Few times a year I seem to need to do some twined knitting. I love the slow process there, it is more like embroidering to me than actual knitting. I stop and think and admire the cloth more often than when knitting the usual way. Normally I go through a skein without stopping and thinking too much. And twined knitting takes me also to my wheel, there are so few z-spun yarns around that there is actually a need to spin.

I have been in Ravelry (as lenealve) for a long time and have tried to update my projects there dutifully but only now have I discovered its beauty. Last week I thought that I will go and see socks and mittens in Ravelry and ooh boy, what a treasure trove! Now whenever there has been a moment to spare, I have been there. There is so much inspiration and I have come across lots of good knitting and new knitters, it is almost too good to be true. I am grateful to be a knitter today.

Wool with You,

Lene

Ps. I finished my Flutter Scarf with crochet. I think I added one pattern repeat to the width, because these lace scarfs come thin and long with wear, one extra repeat there might turn out to be a good move even though it feels a bit bulky now when it has not been used.

Tuesday, September 01, 2009

Flutter Scarf

Hi there! Hope you are well. Thank you very much for the messages and comments during the past months.

The summer up here was warm and beautiful and it felt almost as long as it used to feel when a child. Tina enjoyed swimming almost daily, old Miina even got far enough not to be able to touch the lake bottom, which is rare for her since she did turn 14 in May. And Kukka learned to swim. My daughter took her few meters into the lake and put her into the water but held her from under the stomach. At first she used only her front paws and it looked really funny, but quite soon she got the hang of it and went to the lake on her own. But now the summer is behind.
It rained for most of Sunday. And then again Monday. There have been few mornings when I have been at the sock drawer finding something warm for the feet and days when there has been no more hankering at the cotton yarn pile, both of which are definite signs of the fall and the wool season.
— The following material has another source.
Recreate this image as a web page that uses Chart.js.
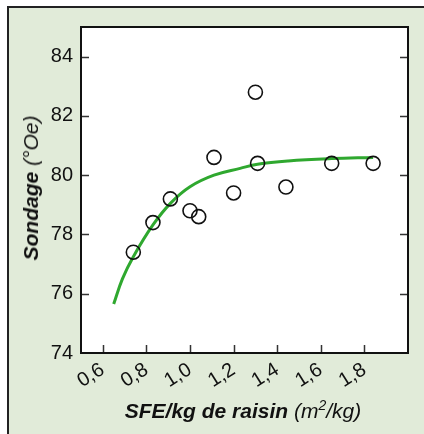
<!DOCTYPE html>
<html lang="fr">
<head>
<meta charset="UTF-8">
<title>Sondage vs SFE/kg de raisin</title>
<script src="https://cdn.jsdelivr.net/npm/chart.js@4.4.1/dist/chart.umd.min.js"></script>
<style>
  html, body { margin: 0; padding: 0; background: #fff; }
  body { width: 424px; height: 434px; position: relative; overflow: hidden; font-family: "Liberation Sans", Arial, sans-serif; }
  #frame { position: absolute; left: 7px; top: 6px; width: 417px; height: 428px; box-sizing: border-box;
           background: #e1ebd9; border-top: 2px solid #222; border-left: 2px solid #222; }
  #wrap { position: absolute; left: 0; top: 0; width: 424px; height: 434px; }
  .title { position: absolute; font-size: 21px; font-style: italic; color: #111; white-space: nowrap; line-height: 24px; }
  .title b { font-weight: bold; }
  .title sup { font-size: 14px; vertical-align: 8px; line-height: 0; }
  #xtitle { left: 62px; width: 362px; top: 399px; text-align: center; }
  #ytitle { left: 31px; top: 188px; transform: translate(-50%, -50%) rotate(-90deg); }
</style>
</head>
<body>
<div id="frame"></div>
<div id="wrap"><canvas id="chart" width="424" height="434"></canvas></div>
<div class="title" id="xtitle"><b>SFE/kg de raisin</b> (m<sup>2</sup>/kg)</div>
<div class="title" id="ytitle"><b>Sondage</b> (°Oe)</div>

<script>
// measured points (open circles)
const pointX = [0.74, 0.83, 0.91, 1.00, 1.04, 1.11, 1.20, 1.30, 1.31, 1.44, 1.65, 1.84];
const pointY = [77.4, 78.4, 79.2, 78.8, 78.6, 80.6, 79.4, 82.8, 80.4, 79.6, 80.4, 80.4];

// fitted curve
const curveX = [0.65, 0.69, 0.74, 0.83, 0.91, 1.00, 1.11, 1.23, 1.31, 1.45, 1.65, 1.84];
const curveY = [75.65, 76.5, 77.25, 78.32, 79.05, 79.61, 80.00, 80.23, 80.37, 80.48, 80.56, 80.60];

// axis ticks
const xTicks = [0.6, 0.8, 1.0, 1.2, 1.4, 1.6, 1.8];
const yTicks = [74, 76, 78, 80, 82, 84];

const INK = '#111';

// white plot area, closed box and inward tick marks
const boxPlugin = {
  id: 'box',
  beforeDatasetsDraw(chart) {
    const { ctx, chartArea: a } = chart;
    ctx.save();
    ctx.fillStyle = '#fff';
    ctx.fillRect(a.left, a.top, a.right - a.left, a.bottom - a.top);
    ctx.restore();
  },
  afterDraw(chart) {
    const { ctx, chartArea: a, scales } = chart;
    ctx.save();
    ctx.strokeStyle = '#333';
    ctx.lineWidth = 1.5;
    ctx.beginPath();
    for (const v of yTicks) {
      if (v === 74) continue;
      const y = Math.round(scales.y.getPixelForValue(v)) + 0.5;
      ctx.moveTo(a.left, y); ctx.lineTo(a.left + 8, y);
      ctx.moveTo(a.right, y); ctx.lineTo(a.right - 8, y);
    }
    for (const v of xTicks) {
      const x = Math.round(scales.x.getPixelForValue(v)) + 0.5;
      ctx.moveTo(x, a.bottom); ctx.lineTo(x, a.bottom - 8);
    }
    ctx.stroke();
    ctx.strokeStyle = INK;
    ctx.lineWidth = 2;
    ctx.strokeRect(a.left, a.top, a.right - a.left, a.bottom - a.top);
    ctx.restore();
  }
};

new Chart(document.getElementById('chart'), {
  type: 'scatter',
  data: {
    datasets: [
      {
        label: 'Courbe',
        data: curveX.map((x, i) => ({ x, y: curveY[i] })),
        showLine: true,
        borderColor: '#2fa82f',
        borderWidth: 3,
        pointRadius: 0,
        tension: 0.4,
        order: 2,
      },
      {
        label: 'Mesures',
        data: pointX.map((x, i) => ({ x, y: pointY[i] })),
        pointRadius: 7,
        pointBackgroundColor: 'rgba(0,0,0,0)',
        pointBorderColor: INK,
        pointBorderWidth: 1.6,
        order: 1,
      }
    ]
  },
  options: {
    responsive: false,
    animation: false,
    layout: { padding: { top: 27, right: 16, left: 0, bottom: 0 } },
    plugins: { legend: { display: false }, tooltip: { enabled: false } },
    scales: {
      x: {
        type: 'linear',
        min: 0.5,
        max: 2.0,
        afterBuildTicks: s => { s.ticks = xTicks.map(v => ({ value: v })); },
        afterFit: s => { s.height = 81; },
        grid: { display: false, drawTicks: false },
        border: { display: false },
        ticks: {
          color: INK,
          font: { family: '"Liberation Sans", Arial, sans-serif', size: 20 },
          minRotation: 32,
          maxRotation: 32,
          padding: 5,
          callback: v => v.toFixed(1).replace('.', ','),
        },
      },
      y: {
        min: 74,
        max: 85,
        afterBuildTicks: s => { s.ticks = yTicks.map(v => ({ value: v })); },
        afterFit: s => { s.width = 81; },
        grid: { display: false, drawTicks: false },
        border: { display: false },
        ticks: {
          color: INK,
          font: { family: '"Liberation Sans", Arial, sans-serif', size: 20 },
          padding: 8,
        },
      }
    }
  },
  plugins: [boxPlugin]
});
</script>
</body>
</html>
The past rain we had was not the summery large drop kind of happy rain but more like heavy, gray, damp cloth that was wrapped around and I was unable to see the opposite side of the lake. The wind shook off few yellow leaves from the birch trees and they are lying scattered around on the green grass.

I have done my summer traveling and am now happily settled into being at the home front for most of the fall. All the activities are good for the soul, but there is a part of me that would always just knit at home.
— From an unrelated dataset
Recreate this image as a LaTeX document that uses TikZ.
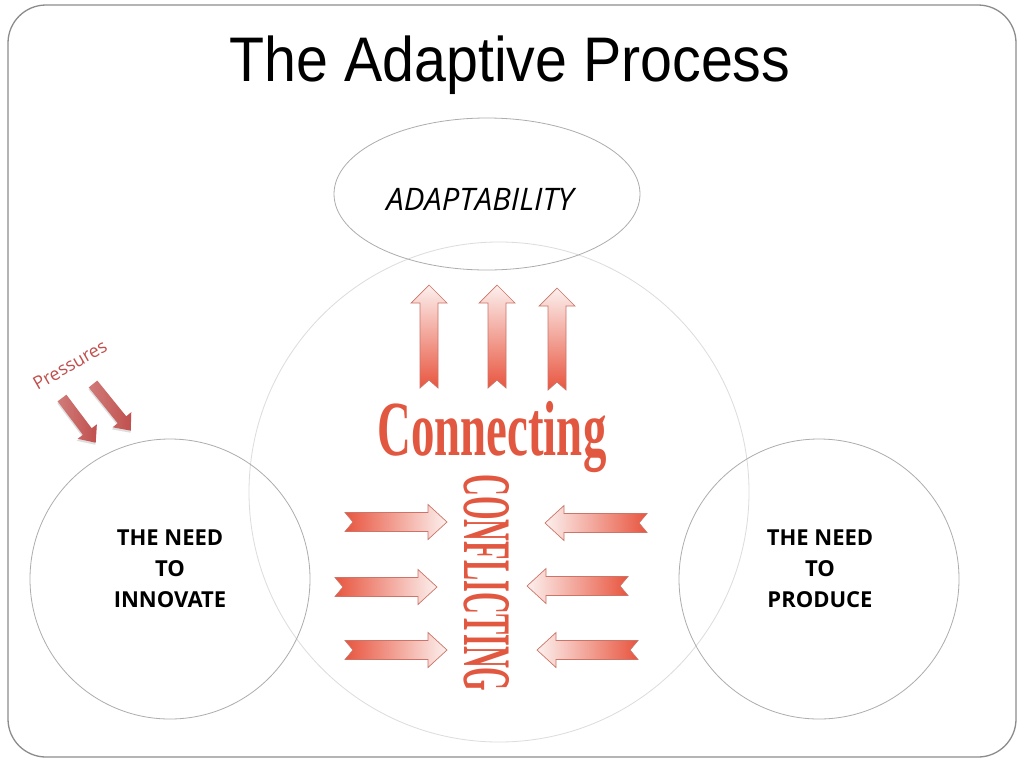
\documentclass[tikz,border=0pt]{standalone}
\usepackage{fontspec}
\setmainfont{Liberation Sans}
\newfontfamily\titlefont[FakeStretch=0.91]{Liberation Sans}
\newfontfamily\osfont{Open Sans}
\newfontfamily\serffont{Liberation Serif}
\usetikzlibrary{shapes.geometric}
\definecolor{arrred}{HTML}{E8553F}
\definecolor{arrlight}{HTML}{FCF0EE}
\definecolor{arredge}{HTML}{CC7467}
\definecolor{txtred}{HTML}{E2573F}
\definecolor{presred}{HTML}{C0504D}
\definecolor{framegray}{HTML}{8C8C8C}
\definecolor{ringgray}{HTML}{ADADAD}
\definecolor{biggray}{HTML}{DCDCDC}
\tikzset{
  ring/.style={draw=ringgray, line width=0.8pt, inner sep=0pt, outer sep=0pt},
  bigring/.style={draw=biggray, line width=0.8pt, inner sep=0pt, outer sep=0pt},
  needtext/.style={align=center, font=\osfont\bfseries\fontsize{22}{31}\selectfont, inner sep=0pt},
  arrowline/.style={draw=arredge, line width=0.7pt, line join=miter},
}
% up arrow: centre x, tip y, bottom y
\newcommand\UpArr[3]{%
  \path[arrowline, top color=arrlight, bottom color=arrred]
   ({#1-9},#3) -- ({#1-9},{#2+18}) -- ({#1-18},{#2+18}) -- (#1,#2)
   -- ({#1+18},{#2+18}) -- ({#1+9},{#2+18}) -- ({#1+9},#3) -- (#1,{#3-8}) -- cycle;}
% right arrow: tail x, tip x, centre y
\newcommand\RArr[3]{%
  \path[arrowline, left color=arrred, right color=arrlight]
   (#1,{#3-9.5}) -- ({#2-19},{#3-9.5}) -- ({#2-19},{#3-17.5}) -- (#2,#3)
   -- ({#2-19},{#3+17.5}) -- ({#2-19},{#3+9.5}) -- (#1,{#3+9.5}) -- ({#1+8},#3) -- cycle;}
% left arrow: tail x, tip x, centre y
\newcommand\LArr[3]{%
  \path[arrowline, right color=arrred, left color=arrlight]
   (#1,{#3-9.5}) -- ({#2+19},{#3-9.5}) -- ({#2+19},{#3-17.5}) -- (#2,#3)
   -- ({#2+19},{#3+17.5}) -- ({#2+19},{#3+9.5}) -- (#1,{#3+9.5}) -- ({#1-8},#3) -- cycle;}
% pressure arrow: tail point, angle, length
\newcommand\PArr[3]{%
  \begin{scope}[shift={#1}, rotate=#2]
  \fill[black!25, opacity=0.5] (1.5,-4) -- ({#3-13},-4) -- ({#3-13},-11) -- (#3+1.5,1.5) -- ({#3-13},14) -- ({#3-13},7) -- (1.5,7) -- cycle;
  \path[left color=presred!75, right color=presred] (0,-5.5) -- ({#3-14},-5.5) -- ({#3-14},-12) -- (#3,0) -- ({#3-14},12) -- ({#3-14},5.5) -- (0,5.5) -- cycle;
  \end{scope}}
\begin{document}
\begin{tikzpicture}[x=1pt,y=-1pt]
\useasboundingbox (0,0) rectangle (1024,766);
\fill[white] (0,0) rectangle (1024,766);
\draw[framegray, line width=1.3pt, rounded corners=38pt] (8,5) rectangle (1016,757);

\node[anchor=base, inner sep=0pt, font=\titlefont\fontsize{63}{70}\selectfont] (title) at (510,81) {The Adaptive Process};

% circles
\node[bigring, circle, minimum size=500pt] (core) at (499,492) {};
\node[ring, ellipse, minimum width=306pt, minimum height=152pt] (adapt) at (487,194) {};
\node[inner sep=0pt, font=\osfont\itshape\fontsize{31}{34}\selectfont] (adapttxt) at (480,199) {ADAPTABILITY};
\node[ring, circle, minimum size=280pt] (innov) at (170,579) {};
\node[ring, circle, minimum size=280pt] (prod) at (819,579) {};
\node[needtext] (innovtxt) at (170,569) {THE NEED\\TO\\INNOVATE};
\node[needtext] (prodtxt) at (820,569) {THE NEED\\TO\\PRODUCE};

% up arrows
\UpArr{429}{285}{388}
\UpArr{497}{285}{388}
\UpArr{557}{288}{390}

% Connecting
\node[anchor=base, inner sep=0pt, text=txtred] (conn) at (492,455)
  {\scalebox{0.6}[1]{\serffont\bfseries\fontsize{78}{80}\selectfont Connecting}};
% Conflicting
\node[inner sep=0pt, text=txtred, rotate=-90] (conf) at (487,583)
  {\scalebox{0.445}[1]{\serffont\bfseries\fontsize{68}{70}\selectfont CONFLICTING}};

% horizontal arrows
\RArr{345}{447}{522}
\RArr{335}{437}{587}
\RArr{345}{447}{650}
\LArr{647}{545}{523}
\LArr{628}{527}{586}
\LArr{638}{537}{650}

% pressures
\node[rotate=30, inner sep=0pt, text=presred, font=\osfont\fontsize{18}{20}\selectfont] (press) at (70,365) {Pressures};
\PArr{(62,398)}{-53}{56}
\PArr{(93,384)}{-51}{60}
\end{tikzpicture}
\end{document}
In Edinburgh I did a quick visit to k1yarns and bought just a few selected items, more like souvenirs than serious yarn shopping.
Later on in Stockholm I got few lovely presents, delicacies, that I will treasure and try to think something worthy to knit of.
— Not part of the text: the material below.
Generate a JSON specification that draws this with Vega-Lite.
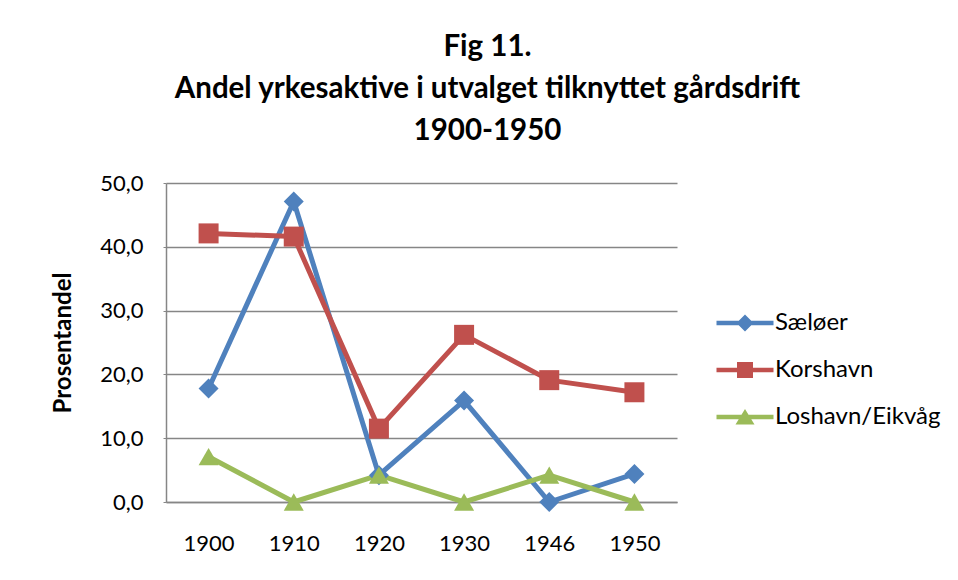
{
  "$schema": "https://vega.github.io/schema/vega-lite/v6.json",
  "width": 511,
  "height": 319,
  "autosize": {"type": "none"},
  "padding": {"left": 166, "top": 183, "right": 281, "bottom": 78},
  "background": "white",
  "title": {
    "text": ["Fig 11.", "Andel yrkesaktive i utvalget tilknyttet gårdsdrift", "1900-1950"],
    "font": "Lato",
    "fontSize": 29.5,
    "fontWeight": "bold",
    "color": "black",
    "anchor": "middle",
    "frame": "group",
    "dx": 66,
    "lineHeight": 42,
    "offset": 26
  },
  "data": {
    "values": [
      {"year": "1900", "series": "Sæløer", "value": 17.8},
      {"year": "1910", "series": "Sæløer", "value": 47.1},
      {"year": "1920", "series": "Sæløer", "value": 4.2},
      {"year": "1930", "series": "Sæløer", "value": 15.9},
      {"year": "1946", "series": "Sæløer", "value": 0.0},
      {"year": "1950", "series": "Sæløer", "value": 4.4},
      {"year": "1900", "series": "Korshavn", "value": 42.1},
      {"year": "1910", "series": "Korshavn", "value": 41.6},
      {"year": "1920", "series": "Korshavn", "value": 11.5},
      {"year": "1930", "series": "Korshavn", "value": 26.2},
      {"year": "1946", "series": "Korshavn", "value": 19.1},
      {"year": "1950", "series": "Korshavn", "value": 17.2},
      {"year": "1900", "series": "Loshavn/Eikvåg", "value": 7.1},
      {"year": "1910", "series": "Loshavn/Eikvåg", "value": 0.0},
      {"year": "1920", "series": "Loshavn/Eikvåg", "value": 4.2},
      {"year": "1930", "series": "Loshavn/Eikvåg", "value": 0.0},
      {"year": "1946", "series": "Loshavn/Eikvåg", "value": 4.2},
      {"year": "1950", "series": "Loshavn/Eikvåg", "value": 0.0}
    ]
  },
  "encoding": {
    "x": {
      "field": "year",
      "type": "ordinal",
      "scale": {"type": "point", "padding": 0.5},
      "axis": {
        "title": null,
        "labelAngle": 0,
        "labelFont": "Lato",
        "labelFontSize": 22,
        "labelColor": "black",
        "labelPadding": 31,
        "ticks": false,
        "domainColor": "#868686",
        "domainWidth": 1.5,
        "grid": false
      }
    },
    "y": {
      "field": "value",
      "type": "quantitative",
      "scale": {"domain": [0, 50], "nice": false},
      "axis": {
        "title": "Prosentandel",
        "titleFont": "Lato",
        "titleFontSize": 24,
        "titleFontWeight": "bold",
        "titleColor": "black",
        "titlePadding": 24,
        "values": [0, 10, 20, 30, 40, 50],
        "labelExpr": "replace(format(datum.value, '.1f'), '.', ',')",
        "labelFont": "Lato",
        "labelFontSize": 22,
        "labelColor": "black",
        "labelPadding": 20,
        "tickSize": 3,
        "tickColor": "#868686",
        "domainColor": "#868686",
        "domainWidth": 1.5,
        "gridColor": "#868686",
        "gridWidth": 1.5
      }
    },
    "color": {
      "field": "series",
      "type": "nominal",
      "sort": ["Sæløer", "Korshavn", "Loshavn/Eikvåg"],
      "scale": {
        "domain": ["Sæløer", "Korshavn", "Loshavn/Eikvåg"],
        "range": ["#4F81BD", "#C0504D", "#9BBB59"]
      },
      "legend": {
        "title": null,
        "orient": "none",
        "legendX": 567,
        "legendY": 128,
        "padding": 0,
        "symbolSize": 400,
        "symbolStrokeWidth": 0,
        "symbolOpacity": 1,
        "labelFont": "Lato",
        "labelFontSize": 24,
        "labelColor": "black",
        "labelOffset": 18,
        "labelLimit": 0,
        "rowPadding": 23
      }
    }
  },
  "layer": [
    {
      "mark": {"type": "line", "strokeWidth": 5, "strokeJoin": "round", "strokeCap": "round"}
    },
    {
      "transform": [{"filter": "datum.series === 'Sæløer'"}],
      "mark": {"type": "point", "shape": "diamond", "filled": true, "opacity": 1, "size": 400, "strokeWidth": 0}
    },
    {
      "transform": [{"filter": "datum.series === 'Korshavn'"}],
      "mark": {"type": "point", "shape": "square", "filled": true, "opacity": 1, "size": 400, "strokeWidth": 0}
    },
    {
      "transform": [{"filter": "datum.series === 'Loshavn/Eikvåg'"}],
      "mark": {"type": "point", "shape": "triangle-up", "filled": true, "opacity": 1, "size": 400, "strokeWidth": 0}
    },
    {
      "mark": {"type": "point", "filled": true, "opacity": 1, "size": 0, "strokeWidth": 0},
      "encoding": {
        "shape": {
          "field": "series",
          "type": "nominal",
          "scale": {
            "domain": ["Sæløer", "Korshavn", "Loshavn/Eikvåg"],
            "range": [
              "M-2.85,-0.22H2.85V0.22H-2.85Z M0,-0.85L0.85,0L0,0.85L-0.85,0Z",
              "M-2.85,-0.22H2.85V0.22H-2.85Z M-0.8,-0.8H0.8V0.8H-0.8Z",
              "M-2.85,-0.22H2.85V0.22H-2.85Z M0,-0.8L0.95,0.75H-0.95Z"
            ]
          }
        }
      }
    }
  ],
  "config": {
    "view": {"stroke": null}
  }
}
I have managed to knit some but not very much during the summer. Lately I have been on a mitten binge. I have cast off two pairs of twined mittens and have cast on for the third pair!
Both of these are from Noro Silk Garden Sock Yarn and I have been enjoying seeing the color changes. I am thinking of adding embroidery touches here and there but so far have not find anything I like. I feel that both are missing something, I just need to think up what it is.

This scarf
was my travel knitting out of my own handspun. It is a lovely scarf by Mimknits and it just might end up being the very first Christmas present and it might very well end up being the very one and only.